DATA =>
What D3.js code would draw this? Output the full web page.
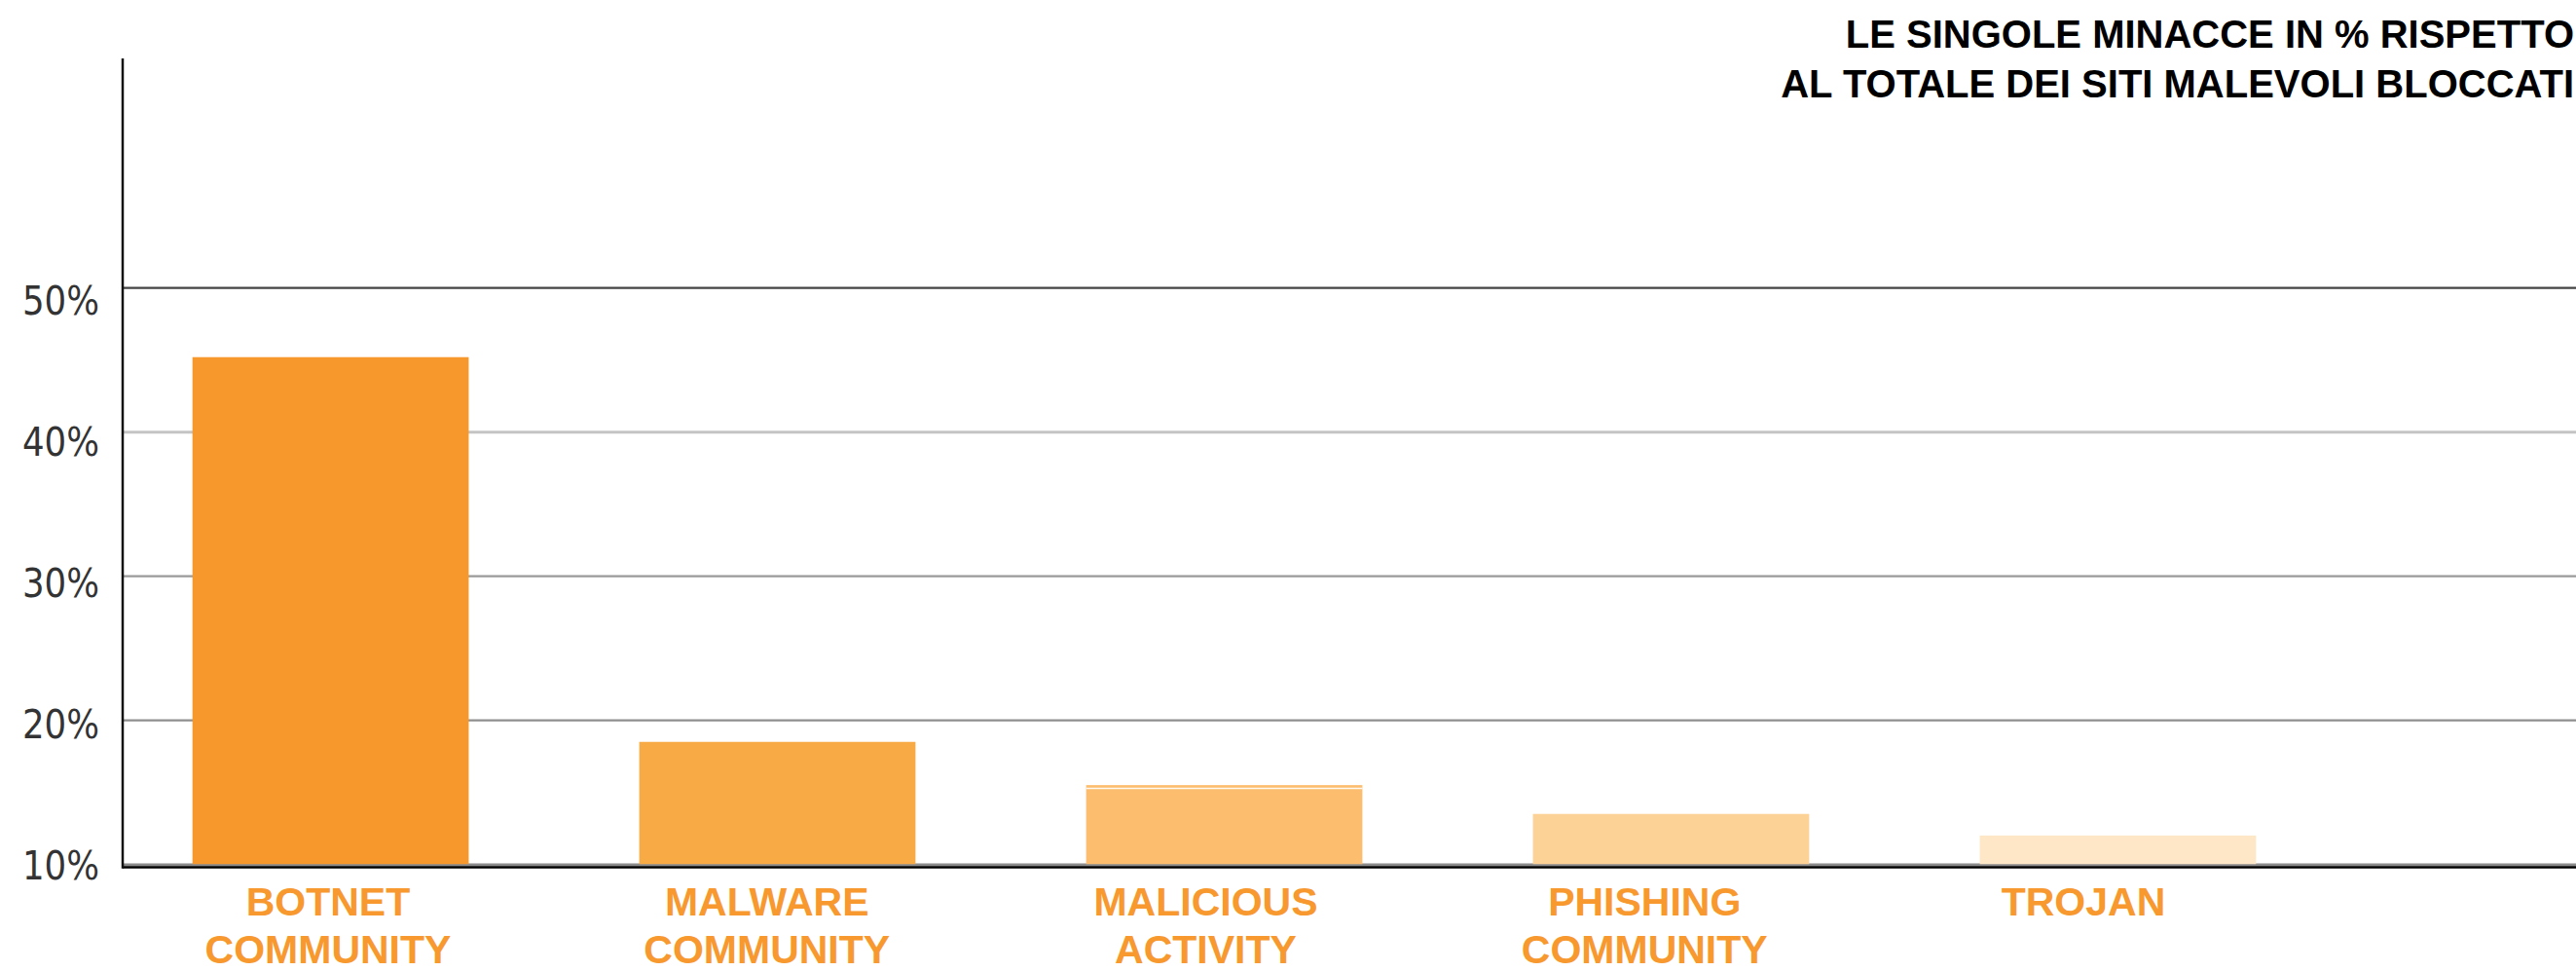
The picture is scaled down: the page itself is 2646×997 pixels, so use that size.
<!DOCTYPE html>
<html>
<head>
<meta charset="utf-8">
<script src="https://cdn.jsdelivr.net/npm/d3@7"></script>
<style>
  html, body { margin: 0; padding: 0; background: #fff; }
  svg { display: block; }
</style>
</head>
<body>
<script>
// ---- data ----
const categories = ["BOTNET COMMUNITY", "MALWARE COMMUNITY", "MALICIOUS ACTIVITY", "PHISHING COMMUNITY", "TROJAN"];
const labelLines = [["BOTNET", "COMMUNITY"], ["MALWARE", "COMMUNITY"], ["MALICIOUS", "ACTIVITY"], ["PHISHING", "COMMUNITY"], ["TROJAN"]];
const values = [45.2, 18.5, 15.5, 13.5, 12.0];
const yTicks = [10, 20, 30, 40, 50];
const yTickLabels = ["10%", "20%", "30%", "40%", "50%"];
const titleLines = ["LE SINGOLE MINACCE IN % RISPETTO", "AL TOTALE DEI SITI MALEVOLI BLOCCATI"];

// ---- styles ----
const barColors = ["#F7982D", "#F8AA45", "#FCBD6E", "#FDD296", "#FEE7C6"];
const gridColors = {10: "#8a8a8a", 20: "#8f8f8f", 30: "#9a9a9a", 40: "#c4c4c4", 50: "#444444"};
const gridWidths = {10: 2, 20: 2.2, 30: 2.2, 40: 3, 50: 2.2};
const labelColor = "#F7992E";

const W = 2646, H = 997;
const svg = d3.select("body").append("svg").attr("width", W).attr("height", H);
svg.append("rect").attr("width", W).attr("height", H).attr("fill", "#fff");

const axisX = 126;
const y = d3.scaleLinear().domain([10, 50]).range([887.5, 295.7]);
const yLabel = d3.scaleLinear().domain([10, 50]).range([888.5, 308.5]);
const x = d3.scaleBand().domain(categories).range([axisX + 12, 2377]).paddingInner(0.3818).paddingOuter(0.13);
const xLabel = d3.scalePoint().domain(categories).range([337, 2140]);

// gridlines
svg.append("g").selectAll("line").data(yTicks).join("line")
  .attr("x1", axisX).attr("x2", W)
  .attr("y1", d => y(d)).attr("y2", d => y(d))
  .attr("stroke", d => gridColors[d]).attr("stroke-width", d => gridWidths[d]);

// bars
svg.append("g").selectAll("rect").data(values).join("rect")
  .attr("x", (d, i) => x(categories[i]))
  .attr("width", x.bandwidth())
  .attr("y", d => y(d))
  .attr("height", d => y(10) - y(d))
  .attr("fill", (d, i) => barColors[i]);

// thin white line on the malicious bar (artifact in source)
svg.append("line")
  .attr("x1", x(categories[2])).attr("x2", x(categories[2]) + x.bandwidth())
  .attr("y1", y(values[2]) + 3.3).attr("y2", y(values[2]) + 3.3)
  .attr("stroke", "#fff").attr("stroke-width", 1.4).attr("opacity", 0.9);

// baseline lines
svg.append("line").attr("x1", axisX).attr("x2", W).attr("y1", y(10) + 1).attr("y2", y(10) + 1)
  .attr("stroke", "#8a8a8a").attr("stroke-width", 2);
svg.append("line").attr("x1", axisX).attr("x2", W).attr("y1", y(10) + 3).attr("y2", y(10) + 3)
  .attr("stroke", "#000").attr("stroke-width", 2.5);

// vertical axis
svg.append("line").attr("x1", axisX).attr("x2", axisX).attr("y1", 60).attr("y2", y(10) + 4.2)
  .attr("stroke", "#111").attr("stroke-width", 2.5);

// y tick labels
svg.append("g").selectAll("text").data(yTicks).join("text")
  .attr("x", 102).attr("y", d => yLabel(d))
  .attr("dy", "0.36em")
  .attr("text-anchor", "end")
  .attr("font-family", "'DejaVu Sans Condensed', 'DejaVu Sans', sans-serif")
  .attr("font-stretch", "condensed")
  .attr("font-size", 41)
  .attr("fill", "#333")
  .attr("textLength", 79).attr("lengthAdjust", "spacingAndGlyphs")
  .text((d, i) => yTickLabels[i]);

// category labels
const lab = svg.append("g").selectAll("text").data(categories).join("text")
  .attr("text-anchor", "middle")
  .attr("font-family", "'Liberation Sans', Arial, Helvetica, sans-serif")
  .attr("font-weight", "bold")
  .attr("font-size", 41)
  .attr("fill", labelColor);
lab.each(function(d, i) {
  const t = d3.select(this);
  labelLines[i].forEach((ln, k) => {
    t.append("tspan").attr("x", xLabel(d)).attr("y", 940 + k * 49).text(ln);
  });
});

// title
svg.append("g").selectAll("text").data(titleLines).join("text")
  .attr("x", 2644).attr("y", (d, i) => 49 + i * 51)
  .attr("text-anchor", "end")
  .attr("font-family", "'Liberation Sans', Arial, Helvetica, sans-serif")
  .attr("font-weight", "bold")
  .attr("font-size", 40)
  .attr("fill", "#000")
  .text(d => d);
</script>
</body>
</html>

TASK TO CARRY OUT =>
Copy the listing over exactly, skipping the pictures it holds.

THE COMPLETED TASK =>
What D3.js code would draw this? Output the full web page.
The picture is scaled down: the page itself is 2646×997 pixels, so use that size.
<!DOCTYPE html>
<html>
<head>
<meta charset="utf-8">
<script src="https://cdn.jsdelivr.net/npm/d3@7"></script>
<style>
  html, body { margin: 0; padding: 0; background: #fff; }
  svg { display: block; }
</style>
</head>
<body>
<script>
// ---- data ----
const categories = ["BOTNET COMMUNITY", "MALWARE COMMUNITY", "MALICIOUS ACTIVITY", "PHISHING COMMUNITY", "TROJAN"];
const labelLines = [["BOTNET", "COMMUNITY"], ["MALWARE", "COMMUNITY"], ["MALICIOUS", "ACTIVITY"], ["PHISHING", "COMMUNITY"], ["TROJAN"]];
const values = [45.2, 18.5, 15.5, 13.5, 12.0];
const yTicks = [10, 20, 30, 40, 50];
const yTickLabels = ["10%", "20%", "30%", "40%", "50%"];
const titleLines = ["LE SINGOLE MINACCE IN % RISPETTO", "AL TOTALE DEI SITI MALEVOLI BLOCCATI"];

// ---- styles ----
const barColors = ["#F7982D", "#F8AA45", "#FCBD6E", "#FDD296", "#FEE7C6"];
const gridColors = {10: "#8a8a8a", 20: "#8f8f8f", 30: "#9a9a9a", 40: "#c4c4c4", 50: "#444444"};
const gridWidths = {10: 2, 20: 2.2, 30: 2.2, 40: 3, 50: 2.2};
const labelColor = "#F7992E";

const W = 2646, H = 997;
const svg = d3.select("body").append("svg").attr("width", W).attr("height", H);
svg.append("rect").attr("width", W).attr("height", H).attr("fill", "#fff");

const axisX = 126;
const y = d3.scaleLinear().domain([10, 50]).range([887.5, 295.7]);
const yLabel = d3.scaleLinear().domain([10, 50]).range([888.5, 308.5]);
const x = d3.scaleBand().domain(categories).range([axisX + 12, 2377]).paddingInner(0.3818).paddingOuter(0.13);
const xLabel = d3.scalePoint().domain(categories).range([337, 2140]);

// gridlines
svg.append("g").selectAll("line").data(yTicks).join("line")
  .attr("x1", axisX).attr("x2", W)
  .attr("y1", d => y(d)).attr("y2", d => y(d))
  .attr("stroke", d => gridColors[d]).attr("stroke-width", d => gridWidths[d]);

// bars
svg.append("g").selectAll("rect").data(values).join("rect")
  .attr("x", (d, i) => x(categories[i]))
  .attr("width", x.bandwidth())
  .attr("y", d => y(d))
  .attr("height", d => y(10) - y(d))
  .attr("fill", (d, i) => barColors[i]);

// thin white line on the malicious bar (artifact in source)
svg.append("line")
  .attr("x1", x(categories[2])).attr("x2", x(categories[2]) + x.bandwidth())
  .attr("y1", y(values[2]) + 3.3).attr("y2", y(values[2]) + 3.3)
  .attr("stroke", "#fff").attr("stroke-width", 1.4).attr("opacity", 0.9);

// baseline lines
svg.append("line").attr("x1", axisX).attr("x2", W).attr("y1", y(10) + 1).attr("y2", y(10) + 1)
  .attr("stroke", "#8a8a8a").attr("stroke-width", 2);
svg.append("line").attr("x1", axisX).attr("x2", W).attr("y1", y(10) + 3).attr("y2", y(10) + 3)
  .attr("stroke", "#000").attr("stroke-width", 2.5);

// vertical axis
svg.append("line").attr("x1", axisX).attr("x2", axisX).attr("y1", 60).attr("y2", y(10) + 4.2)
  .attr("stroke", "#111").attr("stroke-width", 2.5);

// y tick labels
svg.append("g").selectAll("text").data(yTicks).join("text")
  .attr("x", 102).attr("y", d => yLabel(d))
  .attr("dy", "0.36em")
  .attr("text-anchor", "end")
  .attr("font-family", "'DejaVu Sans Condensed', 'DejaVu Sans', sans-serif")
  .attr("font-stretch", "condensed")
  .attr("font-size", 41)
  .attr("fill", "#333")
  .attr("textLength", 79).attr("lengthAdjust", "spacingAndGlyphs")
  .text((d, i) => yTickLabels[i]);

// category labels
const lab = svg.append("g").selectAll("text").data(categories).join("text")
  .attr("text-anchor", "middle")
  .attr("font-family", "'Liberation Sans', Arial, Helvetica, sans-serif")
  .attr("font-weight", "bold")
  .attr("font-size", 41)
  .attr("fill", labelColor);
lab.each(function(d, i) {
  const t = d3.select(this);
  labelLines[i].forEach((ln, k) => {
    t.append("tspan").attr("x", xLabel(d)).attr("y", 940 + k * 49).text(ln);
  });
});

// title
svg.append("g").selectAll("text").data(titleLines).join("text")
  .attr("x", 2644).attr("y", (d, i) => 49 + i * 51)
  .attr("text-anchor", "end")
  .attr("font-family", "'Liberation Sans', Arial, Helvetica, sans-serif")
  .attr("font-weight", "bold")
  .attr("font-size", 40)
  .attr("fill", "#000")
  .text(d => d);
</script>
</body>
</html>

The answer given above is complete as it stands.